- Genre: Crime drama; Detective fiction; Murder mystery;
- Created by: Ben Court Caroline Ip
- Based on: Cooper and Fry by Stephen Booth
- Written by: Ben Court Caroline Ip Kit Lambert Jeff Povey
- Directed by: Ryan Tohill Jesse Quinones
- Starring: Mandip Gill; Robert James-Collier;
- Music by: Damian Molony
- Country of origin: United Kingdom
- Original language: English
- No. of series: 1
- No. of episodes: 4

Production
- Executive producers: Rachel Gesua Mike Benson Stephen Booth
- Producers: Simon James Doyle Ian Hunt-Duffy
- Running time: 91 minutes
- Production company: Clapperboard

Original release
- Network: Channel 5
- Release: 18 November 2025 – present

= Cooper and Fry (TV series) =

British television series

Cooper and Fry is a British crime television series adapted from the Cooper and Fry novels written by Stephen Booth, with Robert James-Collier and Mandip Gill in the title roles. The series began airing on Channel 5 from 18 November 2025. It has been renewed for a second series.

==Premise==
An English detective in the Peak District, Ben Cooper, must work on a string of mysterious deaths with a guarded newcomer, Diane Fry.

==Cast==
- Robert James-Collier as DC Ben Cooper
- Mandip Gill as DC Diane Fry
- Lorcan Cranitch as DI Paul Hitchens
- Barry O'Connor as DS Todd Eland
- Niamh McCann as Tracy Garnett
- Charlotte Bradley as Isobel Cooper
- Clara Simpson as Dr Juliana Taylor

===Guest===
- Vincent Jerome as DCI David Branagh (episodes 3–4)
- Mika Simmons as Sarah Runshaw (episode 3)

==Production==
The four-part first series was announced in July 2025 by Channel 5 and produced by Clapperboard Studios, in association with Failsafe Films, and distributed by STUDIO TF1. The series is co-created by Ben Court and Caroline Ip who also serve as writers on the series, with Kit Lambert and Jeff Povey.

The cast is led by Mandip Gill as Diane Fry and Robert James-Collier as Ben Cooper. First-look images from filming were released on 1 November 2025.

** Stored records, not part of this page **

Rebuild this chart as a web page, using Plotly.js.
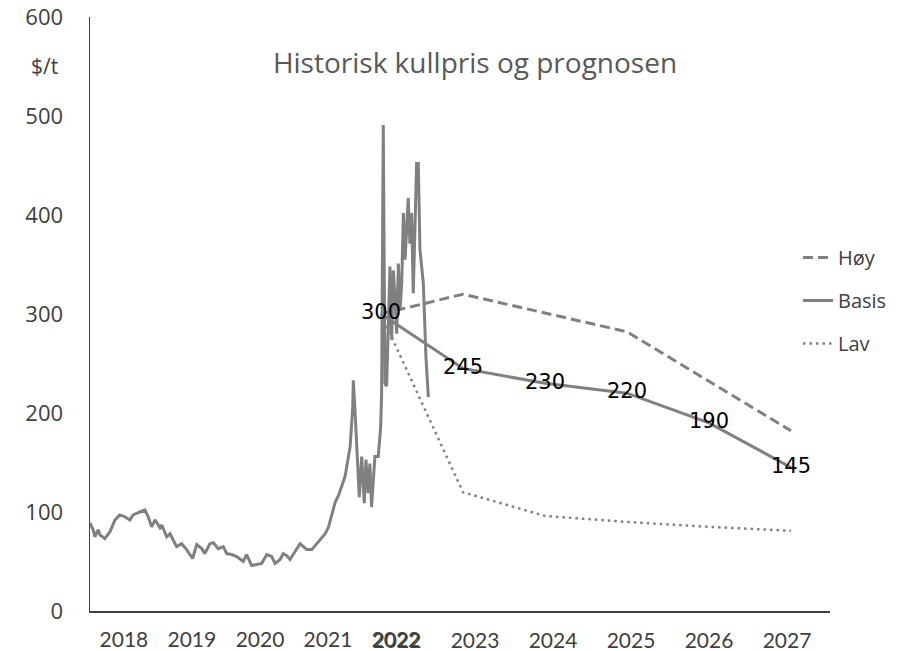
<!DOCTYPE html>
<html>
<head>
<meta charset="utf-8">
<script src="https://cdn.plot.ly/plotly-3.0.1.min.js"></script>
<style>html,body{margin:0;padding:0;background:#fff;}#chart{width:907px;height:651px;}</style>
</head>
<body>
<div id="chart"></div>
<script>
// Historical coal price ($/t)
const histDates = [
 '2018-01-01','2018-01-18','2018-01-27','2018-02-14','2018-02-23','2018-03-22','2018-04-18','2018-05-15','2018-06-10','2018-07-08',
 '2018-08-03','2018-08-21','2018-09-26','2018-10-23','2018-11-10','2018-11-28','2018-12-16','2019-01-12','2019-01-21','2019-02-17',
 '2019-03-07','2019-04-11','2019-05-08','2019-06-04','2019-07-06','2019-07-28','2019-08-24','2019-09-10','2019-10-07','2019-10-25',
 '2019-11-21','2019-12-18','2020-01-05','2020-02-01','2020-02-28','2020-04-03','2020-04-21','2020-05-18','2020-06-14','2020-07-11',
 '2020-08-07','2020-09-03','2020-09-21','2020-10-18','2020-11-04','2020-11-22','2020-12-10','2021-01-06','2021-02-02','2021-02-20',
 '2021-03-10','2021-04-06','2021-05-03','2021-05-30','2021-06-17','2021-07-05','2021-07-23','2021-08-10','2021-08-28','2021-09-15',
 '2021-10-02','2021-10-20','2021-10-29','2021-11-12','2021-11-15','2021-11-24','2021-12-03','2021-12-17','2021-12-30','2022-01-13',
 '2022-01-22','2022-02-03','2022-02-12','2022-02-21','2022-03-11','2022-03-29','2022-04-11','2022-04-16','2022-04-25','2022-05-04',
 '2022-05-13','2022-05-22','2022-05-31','2022-06-09','2022-06-18','2022-06-27','2022-07-06','2022-07-15','2022-07-24','2022-08-02',
 '2022-08-11','2022-08-20','2022-09-06','2022-09-15','2022-09-24','2022-10-03','2022-10-21','2022-10-30','2022-11-08','2022-11-17',
 '2022-11-26','2022-12-10','2022-12-23'
];
const histValues = [
 89,82,75,82,77,73,80,92,97,95,
 92,97,100,102,95,85,92,84,87,75,
 78,65,68,62,53,67,63,58,68,69,
 63,65,58,57,55,50,57,46,47,48,
 57,55,48,52,58,56,52,60,68,65,
 62,62,68,73,78,85,97,110,117,126,
 136,156,166,206,233,203,166,115,156,109,
 153,119,149,105,156,156,186,220,491,230,
 227,300,348,274,344,317,280,351,304,330,
 402,355,417,371,402,321,452,452,365,348,
 331,257,216
];

// Forecast
const forecastYears = [2022, 2023, 2024, 2025, 2026, 2027];
const hoy   = [300, 320, 301, 282, 232, 182];
const basis = [300, 245, 230, 220, 190, 145];
const lav   = [300, 120, 96, 90, 85, 81];
const basisLabels = basis.map(String);

// Axis labels
const histYears = [2018, 2019, 2020, 2021, 2022];
const labelYears = [2022, 2023, 2024, 2025, 2026, 2027];

const grey = '#808080';
const traces = [
  {x: histDates, y: histValues, type: 'scatter', mode: 'lines', xaxis: 'x', yaxis: 'y',
   line: {color: grey, width: 3}, showlegend: false, hoverinfo: 'skip'},
  {x: forecastYears, y: hoy, type: 'scatter', mode: 'lines', name: 'Høy', xaxis: 'x2', yaxis: 'y',
   line: {color: grey, width: 3, dash: '10px,5px'}, legendgroup: 'a'},
  {x: forecastYears, y: basis, type: 'scatter', mode: 'lines+text', name: 'Basis', xaxis: 'x2', yaxis: 'y',
   text: basisLabels, textposition: 'middle center', textfont: {family: 'DejaVu Sans', size: 21, color: '#000'},
   line: {color: grey, width: 3}, legendgroup: 'b'},
  {x: forecastYears, y: lav, type: 'scatter', mode: 'lines', name: 'Lav', xaxis: 'x2', yaxis: 'y',
   line: {color: grey, width: 2.5, dash: '2.5px,4px'}, legendgroup: 'c'},
  {x: labelYears, y: basis, type: 'scatter', mode: 'markers', xaxis: 'x3', yaxis: 'y',
   marker: {opacity: 0, size: 1}, showlegend: false, hoverinfo: 'skip'}
];

const histEnd = new Date(Date.UTC(2018,0,1) + (740/68)*365.25*86400000).toISOString().slice(0,10);

const tickFontX = {family: 'Lato, Open Sans, sans-serif', size: 21, color: '#404040'};
const layout = {
  width: 907, height: 651,
  margin: {l: 90, r: 77, t: 17, b: 40},
  paper_bgcolor: '#fff', plot_bgcolor: '#fff',
  showlegend: true,
  title: {text: 'Historisk kullpris og prognosen', x: 475/907, xref: 'container', xanchor: 'center',
          y: 1 - 63/651, yref: 'container', yanchor: 'middle',
          font: {family: 'Open Sans, sans-serif', size: 28, color: '#595959'}},
  xaxis: {type: 'date', range: ['2018-01-01', histEnd], showgrid: false, zeroline: false,
          showline: true, linecolor: '#404040', linewidth: 1.5,
          tickvals: histYears.map(y => y + '-07-02'), ticktext: histYears.map(String),
          ticks: '', ticklabelstandoff: 9, tickfont: tickFontX},
  xaxis2: {type: 'linear', overlaying: 'x', anchor: 'y', range: [2018.451, 2027.476],
           showgrid: false, zeroline: false, showline: false, showticklabels: false, ticks: ''},
  xaxis3: {type: 'linear', overlaying: 'x', anchor: 'y', range: [2018.064, 2027.551],
           showgrid: false, zeroline: false, showline: false, ticks: '',
           tickvals: labelYears, ticktext: labelYears.map(String),
           ticklabelstandoff: 15, tickfont: tickFontX},
  yaxis: {range: [0, 600], tickvals: [0,100,200,300,400,500,600], showgrid: false, zeroline: false,
          showline: true, linecolor: '#404040', linewidth: 1.5, ticks: '', ticklabelstandoff: 21,
          tickfont: {family: 'Open Sans, sans-serif', size: 22, color: '#404040'}},
  legend: {x: (798-90)/740, xanchor: 'left', y: (611-238)/594, yanchor: 'top',
           traceorder: 'grouped', tracegroupgap: 14, bgcolor: 'rgba(0,0,0,0)',
           font: {family: 'Open Sans, sans-serif', size: 20, color: '#404040'}},
  annotations: [{text: '$/t', xref: 'paper', yref: 'paper', x: (44-90)/740, y: (611-66)/594,
                 xanchor: 'center', yanchor: 'middle', showarrow: false,
                 font: {family: 'Open Sans, sans-serif', size: 21, color: '#404040'}}]
};

Plotly.newPlot('chart', traces, layout, {displayModeBar: false, staticPlot: true});
</script>
</body>
</html>
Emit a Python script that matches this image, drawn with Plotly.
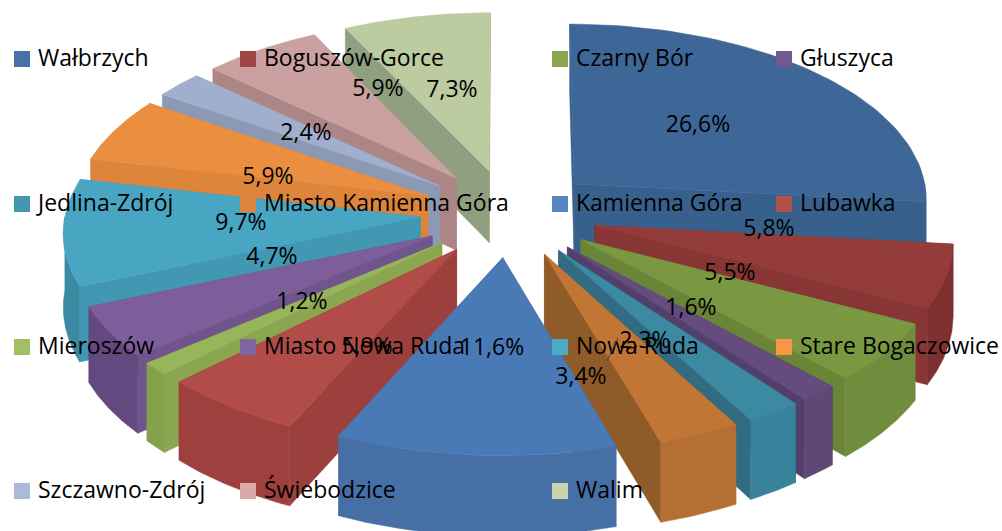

The programme is set in the fictional town of Edendale in Derbyshire's Peak District, but filmed in Ireland: Dublin; County Wicklow: Bray, Glendalough, Newtown Mount Kennedy, Glendarragh, Lough Dan, Roundwood, and Cloghleagh Forest; and County Kildare: Ballymore Eustace and Kilteel.

In July 2026 it was announced that a second series would be made. Filming on the eight one-hour episode second series took place in the summer of 2026, with episodes based on The Devil’s Edge (2011, eleventh novel in the series), Fall Down Dead (2018, eighteenth novel in the series), One Last Breath (2004, fifth novel in the series) and The Murder Road (2015, fifteenth novel in the series).

==Episodes==
===Series 1===
The first four episodes aired on Channel 5, for two hours and five minutes between 8pm and 10:05pm on Tuesday nights, with adverts, starting 18 November 2025, each based on a novel from Stephen Booth's series of the same name.

| No. | Episode | Directed by | Written by | Original release date | UK viewers (millions) |
| 1 | 1 | Ryan Tohill | Kit Lambert | 18 November 2025 | N/A |
Adapted from Dying to Sin (the 2007 eighth novel in the series)
| 2 | 2 | Ryan Tohill | Ben Court and Caroline Ip | 25 November 2025 | N/A |
Adapted from Black Dog (the 2000 first novel in the series)
| 3 | 3 | Jesse Quinones | Ben Court and Caroline Ip | 2 December 2025 | N/A |
Adapted from Blind to the Bones (the 2003 fourth novel in the series)
| 4 | 4 | Jesse Quinones | Jeff Povey | 9 December 2025 | N/A |
Adapted from Dancing with the Virgins (the 2001 second novel in the series)

==Broadcast==
Cooper and Fry started broadcasting on Channel 5 on 18 November 2025. It started showing in the Netherlands on BBC NL on 25 May 2026. It started showing in Belgium on VRT CANVAS on 4 September 2026.

==Reception==
Gerard Gilbert, in The i Paper, called Cooper and Fry "TV's best new detective duo in years" and wrote: "Cooper and Fry ... is immediately seductive thanks to its two brilliant leads". Abby Allen of Hello! wrote: "There's nothing like a twisty new detective drama to invest in, and this show promises to have you hooked from start to finish".

Ben Dowell of The Times gave the first episode two out of five stars, writing "Here, our main pair are far too one-note".